A majority of people in Milwaukee have the best intentions at heart. To that end, patients may share their prescription medication with family and friends in need. Despite a person’s good intentions, selling or otherwise giving prescription medication to someone else is illegal.  

Abington – Jefferson Health explores the many risks of sharing prescription medication. Patients need to know how their kindness can unintentionally backfire on them and their loved ones.  

Pain meds are powerful and dangerous 

While providing a great deal of relief to those in pain, opioids and other pain meds are both powerful and habit-forming when not used correctly. A friend or family member sharing someone else’s prescription medication could have an unknown health condition that may have a negative interaction with pain meds.  

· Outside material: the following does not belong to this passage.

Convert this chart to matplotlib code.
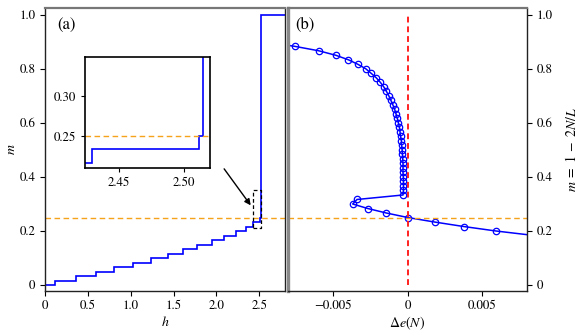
import matplotlib
matplotlib.use("Agg")
import matplotlib.pyplot as plt
import numpy as np
from matplotlib.ticker import FuncFormatter

plt.rcParams['font.family'] = 'serif'
plt.rcParams['font.serif'] = ['STIXGeneral', 'Liberation Serif', 'DejaVu Serif']
plt.rcParams['mathtext.fontset'] = 'stix'
plt.rcParams['axes.unicode_minus'] = True

# ---- panel (a): magnetization steps m(h) ----
h_edges = [0.0, 0.12, 0.36, 0.59, 0.81, 1.03, 1.235, 1.43, 1.605, 1.775,
           1.945, 2.09, 2.225, 2.34, 2.429, 2.5115, 2.5145, 2.8]
m_levels = [0.0, 0.0167, 0.0333, 0.05, 0.0667, 0.0833, 0.1, 0.1167, 0.1333,
            0.15, 0.1667, 0.1833, 0.2, 0.2167, 0.2333, 0.25, 1.0]

# ---- panel (b): m vs Delta e(N) ----
de_b = [-0.0096, -0.00756, -0.00594, -0.00479, -0.00395, -0.00332, -0.00279,
        -0.00243, -0.00209, -0.00182, -0.00159, -0.00141, -0.00125, -0.00111,
        -0.00098, -0.00086, -0.00077, -0.00068, -0.00061, -0.00054, -0.00050,
        -0.00046, -0.00041, -0.00039, -0.00036, -0.00034, -0.00032, -0.00030,
        -0.00030, -0.00030, -0.00028, -0.00027, -0.00027, -0.00027, -0.00030,
        -0.00338, -0.00367, -0.00266, -0.00142, 0.00002, 0.00181, 0.00376,
        0.00594, 0.0085]
m_b = [0.9, 0.8833, 0.8667, 0.85, 0.8333, 0.8167, 0.8, 0.7833, 0.7667, 0.75,
       0.7333, 0.7167, 0.7, 0.6833, 0.6667, 0.65, 0.6333, 0.6167, 0.6, 0.5833,
       0.5667, 0.55, 0.5333, 0.5167, 0.5, 0.4833, 0.4667, 0.45, 0.4333, 0.4167,
       0.4, 0.3833, 0.3667, 0.35, 0.3333, 0.3167, 0.3, 0.2833, 0.2667, 0.25,
       0.2333, 0.2167, 0.2, 0.1833]

m_ref = 0.25
inset_xlim = (2.424, 2.52)
inset_ylim = (0.21, 0.35)

W, H = 581, 332
fig = plt.figure(figsize=(W / 100, H / 100), dpi=100)

def fr(x0, y0, x1, y1):
    return [x0 / W, 1 - y1 / H, (x1 - x0) / W, (y1 - y0) / H]

axA = fig.add_axes(fr(45, 8, 285, 290.5))
axB = fig.add_axes(fr(288, 8, 527, 290.5))

def numfmt(v, pos):
    if abs(v) < 1e-12:
        return "0"
    s = ("%g" % v)
    return s.replace("-", "\u2212")

tick_fs = 9.3
blue = '#0000ff'
orange = '#f5a31a'

# panel (a)
axA.stairs(m_levels, h_edges, baseline=None, color=blue, lw=1.2)
axA.axhline(m_ref, color=orange, ls='--', lw=1.0, dashes=(4, 2.5))
axA.set_xlim(0, 2.8)
axA.set_ylim(-0.02, 1.025)
axA.set_xticks([0, 0.5, 1.0, 1.5, 2.0, 2.5])
axA.set_xticklabels(['0', '0.5', '1.0', '1.5', '2.0', '2.5'])
axA.set_yticks([0, 0.2, 0.4, 0.6, 0.8, 1.0])
axA.set_yticklabels(['0', '0.2', '0.4', '0.6', '0.8', '1.0'])
axA.tick_params(labelsize=tick_fs, length=3.5, width=0.8)
axA.set_xlabel(r'$h$', fontsize=10, labelpad=2)
axA.set_ylabel(r'$m$', fontsize=10, labelpad=1)
axA.text(0.05, 0.94, '(a)', transform=axA.transAxes, fontsize=12,
         ha='left', va='center')
# dashed zoom box
axA.plot([inset_xlim[0], inset_xlim[1], inset_xlim[1], inset_xlim[0], inset_xlim[0]],
         [inset_ylim[0], inset_ylim[0], inset_ylim[1], inset_ylim[1], inset_ylim[0]],
         color='k', ls='--', lw=0.9, dashes=(3, 2))
axA.annotate('', xy=(2.40, 0.295), xytext=(2.09, 0.43),
             arrowprops=dict(arrowstyle='-|>', color='k', lw=1.0,
                             mutation_scale=9, shrinkA=0, shrinkB=0))

# inset
axI = fig.add_axes(fr(85, 56.7, 210, 168))
axI.stairs(m_levels, h_edges, baseline=None, color=blue, lw=1.2)
axI.axhline(m_ref, color=orange, ls='--', lw=1.0, dashes=(4, 2.5))
axI.set_xlim(*inset_xlim)
axI.set_ylim(*inset_ylim)
axI.set_xticks([2.45, 2.50])
axI.set_xticklabels(['2.45', '2.50'])
axI.set_yticks([0.25, 0.30])
axI.set_yticklabels(['0.25', '0.30'])
axI.tick_params(labelsize=tick_fs, length=3, width=0.8)
for s in axI.spines.values():
    s.set_linewidth(1.2)

# panel (b)
axB.plot(de_b, m_b, color=blue, lw=1.1, marker='o', ms=4.6, mfc='none',
         mec=blue, mew=0.9)
axB.axhline(m_ref, color=orange, ls='--', lw=1.0, dashes=(4, 2.5))
axB.plot([0, 0], [0, 1.0], color='#ff2020', ls='--', lw=1.4, dashes=(3, 2))
axB.set_xlim(-0.008, 0.008)
axB.set_ylim(-0.02, 1.025)
axB.set_xticks([-0.005, 0, 0.005])
axB.xaxis.set_major_formatter(FuncFormatter(numfmt))
axB.yaxis.tick_right()
axB.yaxis.set_label_position('right')
axB.set_yticks([0, 0.2, 0.4, 0.6, 0.8, 1.0])
axB.set_yticklabels(['0', '0.2', '0.4', '0.6', '0.8', '1.0'])
axB.tick_params(labelsize=tick_fs, length=3.5, width=0.8)
axB.set_xlabel(r'$\Delta e(N)$', fontsize=10, labelpad=2)
axB.set_ylabel(r'$m\;=\;1\;-\;2N/L$', fontsize=10, labelpad=8)
axB.text(0.03, 0.94, '(b)', transform=axB.transAxes, fontsize=12,
         ha='left', va='center')

for ax in (axA, axB):
    for s in ax.spines.values():
        s.set_linewidth(1.0)
        s.set_color('#222222')
    ax.spines['top'].set_color('#777777')
    ax.spines['top'].set_linewidth(1.6)
axB.spines['left'].set_color('#888888')
axB.spines['left'].set_linewidth(2.4)

fig.savefig('out.png', dpi=100)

The physical complication could be something else 

A doctor should be the one to diagnose a condition, not a well-meaning friend. Medication received from a friend may not address symptoms that look like one health condition but are actually something else. Taking the wrong medication could have horrible side effects.  

Drugs could interact 

Friends and family members could already take medication before taking non-prescribed meds. Together, both pharmaceuticals could have an adverse reaction, notes Pharmacy Times. Depending on the impact of that reaction, the person sharing her or his prescription could face criminal charges. 

Doses need to be exact  

Medicine is most effective when it is the right dose. Someone sharing medication does not know how much of a dose another person needs, which can lead to adverse side effects and health risks.  

Ideally, all prescription medications should remain locked up or hidden. Even if a person does not share prescription meds, someone could swipe pills left out in the open.